### SHORT PROBLEM
Drop every picture, then transcribe the remaining data exactly.

::: DATASET SECTION

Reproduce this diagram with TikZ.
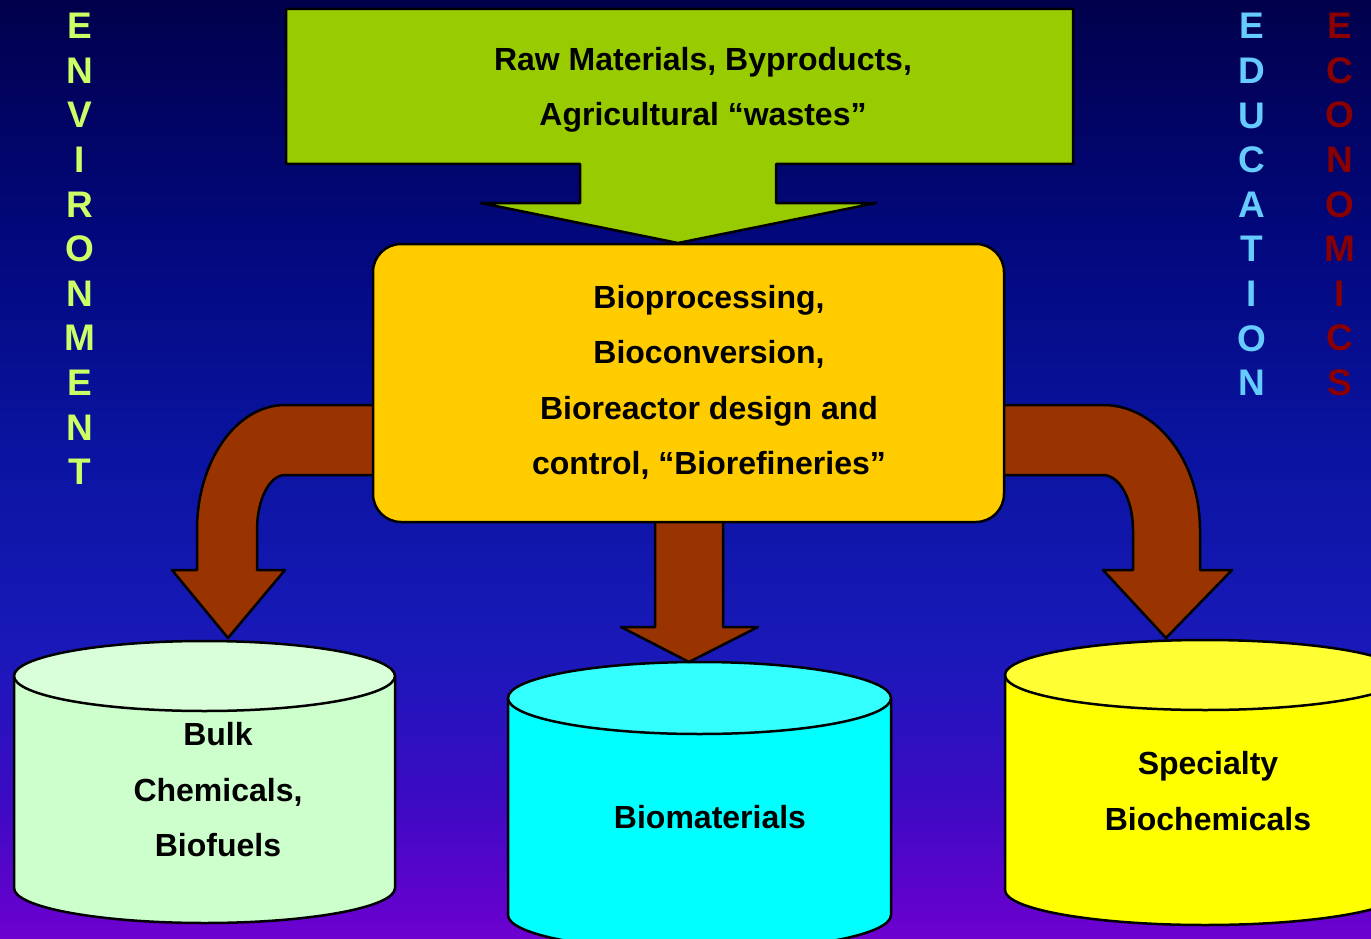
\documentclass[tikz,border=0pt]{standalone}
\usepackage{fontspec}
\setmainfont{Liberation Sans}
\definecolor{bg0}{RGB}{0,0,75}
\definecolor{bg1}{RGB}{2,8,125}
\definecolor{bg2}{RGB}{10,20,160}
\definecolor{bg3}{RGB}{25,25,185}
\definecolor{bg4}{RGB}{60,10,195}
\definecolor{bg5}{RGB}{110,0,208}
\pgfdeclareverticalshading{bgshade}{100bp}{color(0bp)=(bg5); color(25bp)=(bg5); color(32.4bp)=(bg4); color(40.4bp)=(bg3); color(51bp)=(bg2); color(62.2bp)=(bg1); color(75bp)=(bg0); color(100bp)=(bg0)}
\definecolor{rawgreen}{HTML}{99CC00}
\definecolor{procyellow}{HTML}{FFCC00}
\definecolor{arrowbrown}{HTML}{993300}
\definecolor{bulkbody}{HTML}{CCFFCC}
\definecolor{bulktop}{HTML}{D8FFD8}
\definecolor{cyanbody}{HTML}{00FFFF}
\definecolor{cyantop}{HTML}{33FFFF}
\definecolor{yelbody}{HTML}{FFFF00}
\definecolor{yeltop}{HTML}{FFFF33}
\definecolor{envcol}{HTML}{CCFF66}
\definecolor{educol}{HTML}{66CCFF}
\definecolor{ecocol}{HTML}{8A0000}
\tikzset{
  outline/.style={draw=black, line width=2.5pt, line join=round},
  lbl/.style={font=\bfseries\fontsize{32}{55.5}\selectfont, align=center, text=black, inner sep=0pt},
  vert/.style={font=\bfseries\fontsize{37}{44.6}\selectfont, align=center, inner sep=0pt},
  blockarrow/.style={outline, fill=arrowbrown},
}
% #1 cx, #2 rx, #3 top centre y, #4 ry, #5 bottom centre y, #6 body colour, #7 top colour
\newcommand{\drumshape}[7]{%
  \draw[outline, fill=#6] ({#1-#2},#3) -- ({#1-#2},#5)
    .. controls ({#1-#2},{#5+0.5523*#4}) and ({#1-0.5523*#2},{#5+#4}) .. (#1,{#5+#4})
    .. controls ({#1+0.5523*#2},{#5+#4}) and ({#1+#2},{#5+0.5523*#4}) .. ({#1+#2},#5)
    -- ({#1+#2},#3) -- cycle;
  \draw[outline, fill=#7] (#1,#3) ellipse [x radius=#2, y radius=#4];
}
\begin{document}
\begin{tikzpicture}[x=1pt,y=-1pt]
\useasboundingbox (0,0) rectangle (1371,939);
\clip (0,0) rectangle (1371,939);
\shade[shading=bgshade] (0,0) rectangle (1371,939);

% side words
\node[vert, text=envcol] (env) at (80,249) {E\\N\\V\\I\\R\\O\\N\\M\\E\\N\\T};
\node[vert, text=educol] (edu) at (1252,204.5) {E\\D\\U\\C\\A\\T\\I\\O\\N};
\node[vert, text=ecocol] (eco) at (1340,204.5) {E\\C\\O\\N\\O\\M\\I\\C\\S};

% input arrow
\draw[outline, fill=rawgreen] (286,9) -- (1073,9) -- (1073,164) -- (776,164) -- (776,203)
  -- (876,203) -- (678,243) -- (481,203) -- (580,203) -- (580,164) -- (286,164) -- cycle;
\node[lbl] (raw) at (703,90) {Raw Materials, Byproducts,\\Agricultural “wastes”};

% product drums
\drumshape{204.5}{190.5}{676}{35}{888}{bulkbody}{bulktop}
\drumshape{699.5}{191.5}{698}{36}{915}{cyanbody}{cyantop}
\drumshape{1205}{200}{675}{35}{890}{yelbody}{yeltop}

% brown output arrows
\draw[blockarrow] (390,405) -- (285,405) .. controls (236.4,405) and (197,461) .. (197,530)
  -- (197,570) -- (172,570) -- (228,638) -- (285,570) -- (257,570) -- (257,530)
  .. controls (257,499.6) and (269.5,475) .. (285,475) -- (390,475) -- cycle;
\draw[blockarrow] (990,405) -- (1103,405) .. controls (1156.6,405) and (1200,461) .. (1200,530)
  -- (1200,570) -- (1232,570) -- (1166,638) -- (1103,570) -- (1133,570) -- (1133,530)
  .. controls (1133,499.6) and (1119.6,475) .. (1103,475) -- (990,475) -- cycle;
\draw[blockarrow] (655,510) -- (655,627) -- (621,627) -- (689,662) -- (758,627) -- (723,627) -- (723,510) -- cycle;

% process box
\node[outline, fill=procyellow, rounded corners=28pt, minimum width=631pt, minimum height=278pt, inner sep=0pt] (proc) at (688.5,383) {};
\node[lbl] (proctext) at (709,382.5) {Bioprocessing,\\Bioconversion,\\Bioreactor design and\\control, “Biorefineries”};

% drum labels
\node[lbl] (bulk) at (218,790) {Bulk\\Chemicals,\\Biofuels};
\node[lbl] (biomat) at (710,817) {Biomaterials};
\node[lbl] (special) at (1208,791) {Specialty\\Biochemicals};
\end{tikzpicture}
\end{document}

::::::

### ANSWER BELOW
Reproduce this diagram with TikZ.
\documentclass[tikz,border=0pt]{standalone}
\usepackage{fontspec}
\setmainfont{Liberation Sans}
\definecolor{bg0}{RGB}{0,0,75}
\definecolor{bg1}{RGB}{2,8,125}
\definecolor{bg2}{RGB}{10,20,160}
\definecolor{bg3}{RGB}{25,25,185}
\definecolor{bg4}{RGB}{60,10,195}
\definecolor{bg5}{RGB}{110,0,208}
\pgfdeclareverticalshading{bgshade}{100bp}{color(0bp)=(bg5); color(25bp)=(bg5); color(32.4bp)=(bg4); color(40.4bp)=(bg3); color(51bp)=(bg2); color(62.2bp)=(bg1); color(75bp)=(bg0); color(100bp)=(bg0)}
\definecolor{rawgreen}{HTML}{99CC00}
\definecolor{procyellow}{HTML}{FFCC00}
\definecolor{arrowbrown}{HTML}{993300}
\definecolor{bulkbody}{HTML}{CCFFCC}
\definecolor{bulktop}{HTML}{D8FFD8}
\definecolor{cyanbody}{HTML}{00FFFF}
\definecolor{cyantop}{HTML}{33FFFF}
\definecolor{yelbody}{HTML}{FFFF00}
\definecolor{yeltop}{HTML}{FFFF33}
\definecolor{envcol}{HTML}{CCFF66}
\definecolor{educol}{HTML}{66CCFF}
\definecolor{ecocol}{HTML}{8A0000}
\tikzset{
  outline/.style={draw=black, line width=2.5pt, line join=round},
  lbl/.style={font=\bfseries\fontsize{32}{55.5}\selectfont, align=center, text=black, inner sep=0pt},
  vert/.style={font=\bfseries\fontsize{37}{44.6}\selectfont, align=center, inner sep=0pt},
  blockarrow/.style={outline, fill=arrowbrown},
}
% #1 cx, #2 rx, #3 top centre y, #4 ry, #5 bottom centre y, #6 body colour, #7 top colour
\newcommand{\drumshape}[7]{%
  \draw[outline, fill=#6] ({#1-#2},#3) -- ({#1-#2},#5)
    .. controls ({#1-#2},{#5+0.5523*#4}) and ({#1-0.5523*#2},{#5+#4}) .. (#1,{#5+#4})
    .. controls ({#1+0.5523*#2},{#5+#4}) and ({#1+#2},{#5+0.5523*#4}) .. ({#1+#2},#5)
    -- ({#1+#2},#3) -- cycle;
  \draw[outline, fill=#7] (#1,#3) ellipse [x radius=#2, y radius=#4];
}
\begin{document}
\begin{tikzpicture}[x=1pt,y=-1pt]
\useasboundingbox (0,0) rectangle (1371,939);
\clip (0,0) rectangle (1371,939);
\shade[shading=bgshade] (0,0) rectangle (1371,939);

% side words
\node[vert, text=envcol] (env) at (80,249) {E\\N\\V\\I\\R\\O\\N\\M\\E\\N\\T};
\node[vert, text=educol] (edu) at (1252,204.5) {E\\D\\U\\C\\A\\T\\I\\O\\N};
\node[vert, text=ecocol] (eco) at (1340,204.5) {E\\C\\O\\N\\O\\M\\I\\C\\S};

% input arrow
\draw[outline, fill=rawgreen] (286,9) -- (1073,9) -- (1073,164) -- (776,164) -- (776,203)
  -- (876,203) -- (678,243) -- (481,203) -- (580,203) -- (580,164) -- (286,164) -- cycle;
\node[lbl] (raw) at (703,90) {Raw Materials, Byproducts,\\Agricultural “wastes”};

% product drums
\drumshape{204.5}{190.5}{676}{35}{888}{bulkbody}{bulktop}
\drumshape{699.5}{191.5}{698}{36}{915}{cyanbody}{cyantop}
\drumshape{1205}{200}{675}{35}{890}{yelbody}{yeltop}

% brown output arrows
\draw[blockarrow] (390,405) -- (285,405) .. controls (236.4,405) and (197,461) .. (197,530)
  -- (197,570) -- (172,570) -- (228,638) -- (285,570) -- (257,570) -- (257,530)
  .. controls (257,499.6) and (269.5,475) .. (285,475) -- (390,475) -- cycle;
\draw[blockarrow] (990,405) -- (1103,405) .. controls (1156.6,405) and (1200,461) .. (1200,530)
  -- (1200,570) -- (1232,570) -- (1166,638) -- (1103,570) -- (1133,570) -- (1133,530)
  .. controls (1133,499.6) and (1119.6,475) .. (1103,475) -- (990,475) -- cycle;
\draw[blockarrow] (655,510) -- (655,627) -- (621,627) -- (689,662) -- (758,627) -- (723,627) -- (723,510) -- cycle;

% process box
\node[outline, fill=procyellow, rounded corners=28pt, minimum width=631pt, minimum height=278pt, inner sep=0pt] (proc) at (688.5,383) {};
\node[lbl] (proctext) at (709,382.5) {Bioprocessing,\\Bioconversion,\\Bioreactor design and\\control, “Biorefineries”};

% drum labels
\node[lbl] (bulk) at (218,790) {Bulk\\Chemicals,\\Biofuels};
\node[lbl] (biomat) at (710,817) {Biomaterials};
\node[lbl] (special) at (1208,791) {Specialty\\Biochemicals};
\end{tikzpicture}
\end{document}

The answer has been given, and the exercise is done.